By Guest Columnist MICHAEL W. TYLER, chairman of MARTA’s board and a partner with the Kilpatrick Stockton law firm.
Forty-five years ago a group of visionary Georgia leaders looked into the future and saw a greater Atlanta metropolitan region linked together through one regional transit system. Consequently, in 1965 the Georgia General Assembly created Metro Atlanta Rapid Transit Authority.
In creating MARTA, the state legislature’s goal was to help transform the Atlanta region into a world-class metropolitan area with world-class transportation infrastructure that would benefit the entire state.
The original vision of the legislature was to launch an initial five-county regional transit system comprised of Fulton, DeKalb, Gwinnet, Cobb and Clayton counties. These five counties were given the right to choose by referendum whether to join the system and to enact a one-cent sales tax to help fund MARTA.
Ultimately in 1971, only Fulton and DeKalb counties voted to adopt the one-cent sales tax and join the system. For a host of reasons, some valid and some not so valid, Cobb, Gwinnett and Clayton counties opted not to join in. Consequently, an opportunity for a comprehensive regional and financially sustainable transit system was lost at the onset and, until recently, the momentum was never regained.
However, today, 45 years after MARTA was created, we stand at the threshold of a marvelous opportunity to finally move forward with the creation of a truly regional transit system – if we can only summon the will to allocate the resources to do so. In large measure, our success or failure will depend upon the caliber of our leadership.

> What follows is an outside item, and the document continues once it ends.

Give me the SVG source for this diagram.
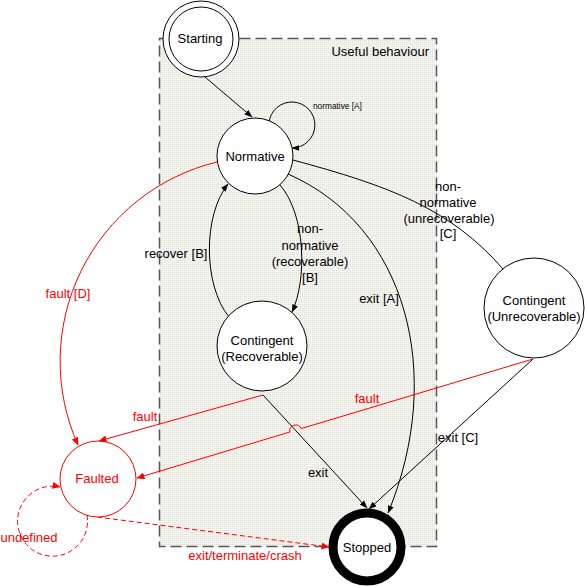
<svg xmlns="http://www.w3.org/2000/svg" width="585" height="586" viewBox="0 0 585 586">
<style>
text{font-family:"Liberation Sans",Arial,sans-serif;font-size:13px;fill:#000}
.r{fill:#ff0000}
.c{text-anchor:middle}
.node{fill:#fff;stroke:#000;stroke-width:1}
.edge{fill:none;stroke:#000;stroke-width:1}
.red{fill:none;stroke:#ff0000;stroke-width:1}
.dash{stroke-dasharray:5,3}
</style>
<defs>
<marker id="ab" markerWidth="8" markerHeight="6" refX="7.5" refY="3" orient="auto" markerUnits="userSpaceOnUse"><path d="M0,0 L8,3 L0,6 z" fill="#000"/></marker>
<marker id="ar" markerWidth="8" markerHeight="7" refX="7.5" refY="3.5" orient="auto" markerUnits="userSpaceOnUse"><path d="M0,0 L8,3.5 L0,7 z" fill="#ff0000"/></marker>
<pattern id="dots" width="2" height="2" patternUnits="userSpaceOnUse"><rect width="2" height="2" fill="#f4f5f1"/><rect x="0" y="0" width="1" height="1" fill="#dde1d5"/></pattern>
</defs>
<g id="region">
<rect x="159.5" y="38.5" width="277" height="508" fill="url(#dots)" stroke="#555" stroke-width="1.5" stroke-dasharray="11,5"/>
<text x="429" y="56" text-anchor="end">Useful behaviour</text>
</g>
<g id="connectors">
<path class="edge" d="M205,77 L252,117" marker-end="url(#ab)"/>
<path class="edge" d="M269,123 A23,23 0 1 1 292,148" marker-end="url(#ab)"/>
<text x="313" y="109" style="font-size:8.3px">normative [A]</text>
<path class="edge" d="M280,185 C306,215 307,280 292,312" marker-end="url(#ab)"/>
<text class="c" x="310" y="233">non-</text>
<text class="c" x="310" y="250">normative</text>
<text class="c" x="310" y="266">(recoverable)</text>
<text class="c" x="310" y="282">[B]</text>
<path class="edge" d="M229,317 C203,285 203,215 228,184" marker-end="url(#ab)"/>
<text class="c" x="176" y="258">recover [B]</text>
<path class="edge" d="M288,174 C407,226 445.5,374.5 388,513" marker-end="url(#ab)"/>
<text class="c" x="379" y="303">exit [A]</text>
<path class="edge" d="M293,160 C389.5,186 450.6,208.7 503,269"/>
<text class="c" x="448" y="191">non-</text>
<text class="c" x="448" y="207">normative</text>
<text class="c" x="449" y="223">(unrecoverable)</text>
<text class="c" x="448" y="238">[C]</text>
<path class="edge" d="M263,395 L367,508" marker-end="url(#ab)"/>
<text class="c" x="318" y="477">exit</text>
<path class="edge" d="M533,359 L369,509" marker-end="url(#ab)"/>
<text class="c" x="458" y="442">exit [C]</text>
<path class="red" d="M217,162 A205,205 0 0 0 78,445" marker-end="url(#ar)"/>
<text class="c r" x="68" y="298">fault [D]</text>
<path class="red" d="M263,395 L99,441" marker-end="url(#ar)"/>
<text class="c r" x="145" y="421">fault</text>
<path class="red" d="M533,359 L301.2,428.6 A6,6 0 0 0 289.8,432 L137,478" marker-end="url(#ar)"/>
<text class="c r" x="367" y="403">fault</text>
<path class="red dash" d="M97,517 L329,547" marker-end="url(#ar)"/>
<text class="c r" x="245" y="560">exit/terminate/crash</text>
<path class="red dash" d="M87,515 A35,35 0 1 1 60,487" marker-end="url(#ar)"/>
<text class="c r" x="29" y="542">undefined</text>
</g>
<g id="starting">
<circle class="node" cx="201" cy="39" r="38"/>
<circle class="node" cx="201" cy="39" r="32"/>
<text class="c" x="200" y="43">Starting</text>
</g>
<g id="normative">
<circle class="node" cx="255" cy="156" r="38"/>
<text class="c" x="255" y="161">Normative</text>
</g>
<g id="contingent-recoverable">
<circle class="node" cx="262" cy="346" r="45"/>
<text class="c" x="262" y="345">Contingent</text>
<text class="c" x="262" y="361">(Recoverable)</text>
</g>
<g id="contingent-unrecoverable">
<circle class="node" cx="534" cy="308" r="50"/>
<text class="c" x="534" y="305">Contingent</text>
<text class="c" x="534" y="321">(Unrecoverable)</text>
</g>
<g id="faulted">
<circle cx="98" cy="479" r="38" fill="#fff" stroke="#ff0000" stroke-width="1"/>
<text class="c r" x="97" y="483">Faulted</text>
</g>
<g id="stopped">
<circle cx="367" cy="547" r="34" fill="#fff" stroke="#000" stroke-width="9"/>
<text class="c" x="367" y="552">Stopped</text>
</g>
</svg>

In the past, when we had progressive and cohesive state and regional leadership, we outpaced the rest of the nation in investing in the necessary transportation infrastructure to propel our state’s economic development to the national forefront. From the 1960s through the 1980s, Georgia consistently invested more of its gross domestic product in transportation infrastructure than the rest of the nation.
The results of this investment were, at the time, truly prodigious. We built the world’s busiest airport. We built the largest rail network in the Southeast. We built the fourth-largest and fastest-growing seaport in the country. We built an extensive interstate and intrastate highway system.
Unfortunately, beginning in the late 1980s, Georgia’s investment in transportation infrastructure slipped substantially and dramatically. Today, Georgia ranks next to last in the amount of money invested per capita in transportation infrastructure. Out of the 50 states, only Tennessee invests less per capita than Georgia.
Consequently, it was no surprise when the U.S. Department of Transportation earlier this year announced major, new multi-million dollar grants to our Southeast competitor states of North Carolina and Florida to develop high-speed rail and turned down the State of Georgia’s request entirely.
Not surprisingly, Florida invests almost twice as much per capita in transportation than does Georgia, while North Carolina invests in excess of 30 percent more than Georgia. In explaining Georgia’s failure to qualify for the high-speed rail grants, which required matching local funding not provided by Georgia, U.S. Secretary of Transportation Ray LaHood bluntly explained that, “Georgia needs to get its act together.”
An indication that Georgia may at long last be “getting its act together” came in the General Assembly’s April 2010 passing of House Bill 277 — otherwise known as the Transportation Investment Act of 2010.
While HB 277 is far from ideal, it nonetheless provides our state and region with the best opportunity since the creation of MARTA to finally proceed with the building of a seamless transit system that effectively covers the entire Atlanta metropolitan area.
Federal funding from the New Starts Program will be key to our ability to create an expanded regional transit system, with MARTA at its core. HB 277, if modified, could provide the essential mechanism to obtain the local funding necessary to leverage the federal New Starts funding.
The glaring problem however, is that HB 277, in its current form, does not allow any tax revenues that would be received from the 2012 regional transportation referendum to be used for the operation and maintenance of the current MARTA system.
Unless sufficient local funding is provided for the existing MARTA system, it is a foregone conclusion that, under the New Starts Program, the federal government will not provide any funding for the creation of an expanded regional transit system.
We simply cannot allow this to happen. The necessity and potential benefits of creating a regional transit system are too great for us to squandar this golden opportunity to move forward. Now is the time for a new generation of Georgia leaders to rise above partisanship and parochial politics and do what is in the best interest of the entire region and state.
The passing of HB 277 was a step in the right direction. The leadership of the General Assembly, along with Gov.-elect Nathan Deal, must now work zealously to assure that HB 277 is modified to allow MARTA to receive funding from the 2012 regional transportation referendum for the operation and maintenance of the current MARTA system.
If this modification is adopted, our region and our state will be well-positioned to take a giant leap forward by passing a referendum in 2012 that can actually provide the funding needed to advance the realization of our 45-year goal of building a world-class regional transit system.